Wear sunglasses that block out harmful ultraviolet light. Orange-, yellow- or amber-tinted lenses can filter out both ultraviolet light and blue light that may damage your retina.
Stop smoking. Smokers are up to three times more likely to develop Macular Degeneration than nonsmokers. Ask your doctor for help to stop smoking.
Manage your other diseases. For example, if you have cardiovascular disease or high blood pressure, take your medication and follow your doctor's instructions for controlling the condition. If it's not well controlled, it may contribute to the onset of Macular Degeneration.
Get regular eye exams. Early detection of Macular Degeneration increases your chances of preventing serious vision loss.
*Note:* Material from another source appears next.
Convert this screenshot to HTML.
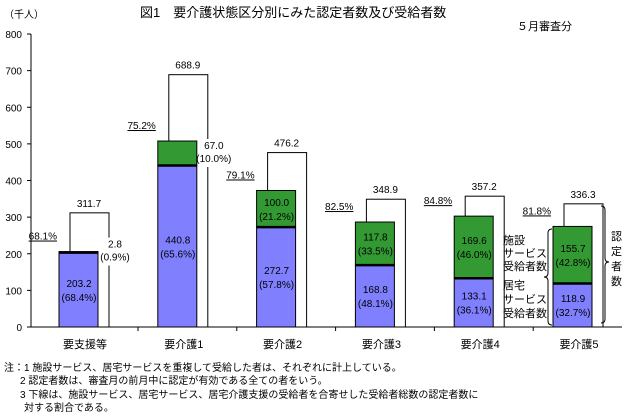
<!DOCTYPE html>
<html><head><meta charset="utf-8"><style>
body{margin:0;background:#fff}
svg{display:block;font-family:"Liberation Sans","Noto Sans CJK JP",sans-serif}
</style></head><body>
<svg id="c" width="628" height="417" viewBox="0 0 628 417">
<text x="140" y="17" font-size="13">図1　要介護状態区分別にみた認定者数及び受給者数</text>
<text x="517" y="30" font-size="11">５月審査分</text>
<text x="4" y="18" font-size="10">（千人）</text>
<g id="axes"></g><g id="bars"></g>
<g fill="none" stroke="#000" stroke-width="1">
<path d="M552,229 q-4,0 -4,4 v40 q0,4 -4,4 q4,0 4,4 v40 q0,4 4,4"/>
<path d="M601,206 q4,0 4,4 v48 q0,4 4,4 q-4,0 -4,4 v53 q0,4 -4,4"/>
</g>
<g font-size="11">
<text x="503" y="244">施設</text><text x="503" y="257">サービス</text><text x="503" y="270">受給者数</text>
<text x="503" y="289">居宅</text><text x="503" y="303">サービス</text><text x="503" y="317">受給者数</text>
<text x="611" y="240">認</text><text x="611" y="255">定</text><text x="611" y="270">者</text><text x="611" y="285">数</text>
</g>
<g font-size="10">
<text x="4" y="371">注：1 施設サービス、居宅サービスを重複して受給した者は、それぞれに計上している。</text>
<text x="20" y="384">2 認定者数は、審査月の前月中に認定が有効である全ての者をいう。</text>
<text x="20" y="398">3 下線は、施設サービス、居宅サービス、居宅介護支援の受給者を合寄せした受給者総数の認定者数に</text>
<text x="24" y="411">対する割合である。</text>
</g>
</svg>
<script>
const categories=["要支援等","要介護1","要介護2","要介護3","要介護4","要介護5"];
const homeVals=[203.2,440.8,272.7,168.8,133.1,118.9];
const homePct=["68.4","65.6","57.8","48.1","36.1","32.7"];
const facVals=[2.8,67.0,100.0,117.8,169.6,155.7];
const facPct=["0.9","10.0","21.2","33.5","46.0","42.8"];
const certVals=[311.7,688.9,476.2,348.9,357.2,336.3];
const ratio=["68.1","75.2","79.1","82.5","84.8","81.8"];
const yTicks=[0,100,200,300,400,500,600,700,800];
const NS="http://www.w3.org/2000/svg";
const y=v=>327-v*(293/800);
const x=i=>59+i*98.8;
function mk(t,a,p,txt){const e=document.createElementNS(NS,t);for(const k in a)e.setAttribute(k,a[k]);if(txt!==undefined)e.textContent=txt;p.appendChild(e);return e;}
const ax=document.getElementById('axes'),bg=document.getElementById('bars');
let e=mk('line',{x1:31,y1:y(800),x2:31,y2:327,stroke:'#000'},ax);

e=mk('line',{x1:31,y1:327,x2:622,y2:327,stroke:'#000'},ax);

yTicks.forEach(v=>{
 mk('line',{x1:27,y1:y(v),x2:31,y2:y(v),stroke:'#000'},ax);
 e=mk('text',{x:22,y:y(v)+4,'font-size':10,'text-anchor':'end'},ax,v);
 
});
categories.forEach((c,i)=>{
 const bx=x(i),ox=bx+11;
 mk('line',{x1:bx+79,y1:327,x2:bx+79,y2:331,stroke:'#000'},ax);
 e=mk('text',{x:bx+26,y:348,'font-size':11,'text-anchor':'middle'},ax,c);
 
 e=mk('rect',{x:ox,y:y(certVals[i]),width:39,height:327-y(certVals[i]),fill:'#fff',stroke:'#000'},bg);
 
 mk('text',{x:ox+19,y:y(certVals[i])-6,'font-size':10,'text-anchor':'middle'},bg,certVals[i].toFixed(1));
 const t=homeVals[i]+facVals[i];
 e=mk('rect',{x:bx,y:y(t),width:39,height:y(homeVals[i])-y(t),fill:'#339933',stroke:'#000'},bg);
 
 e=mk('rect',{x:bx,y:y(homeVals[i]),width:39,height:327-y(homeVals[i]),fill:'#8080ff',stroke:'#000'},bg);
 
 mk('line',{x1:bx,y1:y(homeVals[i]),x2:bx+39,y2:y(homeVals[i]),stroke:'#000','stroke-width':2.5},bg);
 const hm=(y(homeVals[i])+327)/2;
 mk('text',{x:bx+20,y:hm-3,'font-size':10,'text-anchor':'middle'},bg,homeVals[i].toFixed(1));
 mk('text',{x:bx+20,y:hm+11,'font-size':10,'text-anchor':'middle'},bg,'('+homePct[i]+'%)');
 if(i<2){
  const ly=i==0?y(t)-4:y(t)+8;
  mk('rect',{x:bx+41,y:ly-10,width:30,height:28,fill:'#fff'},bg);
  mk('text',{x:bx+56,y:ly,'font-size':10,'text-anchor':'middle'},bg,facVals[i].toFixed(1));
  mk('text',{x:bx+56,y:ly+13,'font-size':10,'text-anchor':'middle'},bg,'('+facPct[i]+'%)');
 } else {
  const fm=(y(t)+y(homeVals[i]))/2;
  mk('text',{x:bx+20,y:fm-3,'font-size':10,'text-anchor':'middle'},bg,facVals[i].toFixed(1));
  mk('text',{x:bx+20,y:fm+11,'font-size':10,'text-anchor':'middle'},bg,'('+facPct[i]+'%)');
 }
 e=mk('text',{x:bx-2,y:y(t)-12,'font-size':10,'text-anchor':'end','text-decoration':'underline'},bg,ratio[i]+'%');
 
});
</script>
</body></html>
If you're over the age of 50, get an exam every 2 to 5 years. If you have a family history of Macular Degeneration, have your eyes examined more frequently, perhaps annually.
Screen your vision regularly. If you've received a diagnosis of early-stage Macular Degeneration, your doctor may suggest that you regularly monitor your vision at home with an Amsler grid. Doing so may help you to detect subtle changes in your vision at the earliest possible time and seek help promptly.
Fish oil or Omega-3-Fatty Acids: You can protect against the progression of Age-Related Macular Degeneration (ARMD) by including omega-3 fatty acids in your diet. Eating two to three servings of fish rich in omega-3 fatty acids (e.g., salmon, tuna, mackerel, herring) per week will provide the recommended daily intake of DHA and EPA. Or, you can take over-the-counter fish oil supplements. Look for products that contain 350 to 380 mg of EPA and 230 to 260 mg of DHA per daily dose.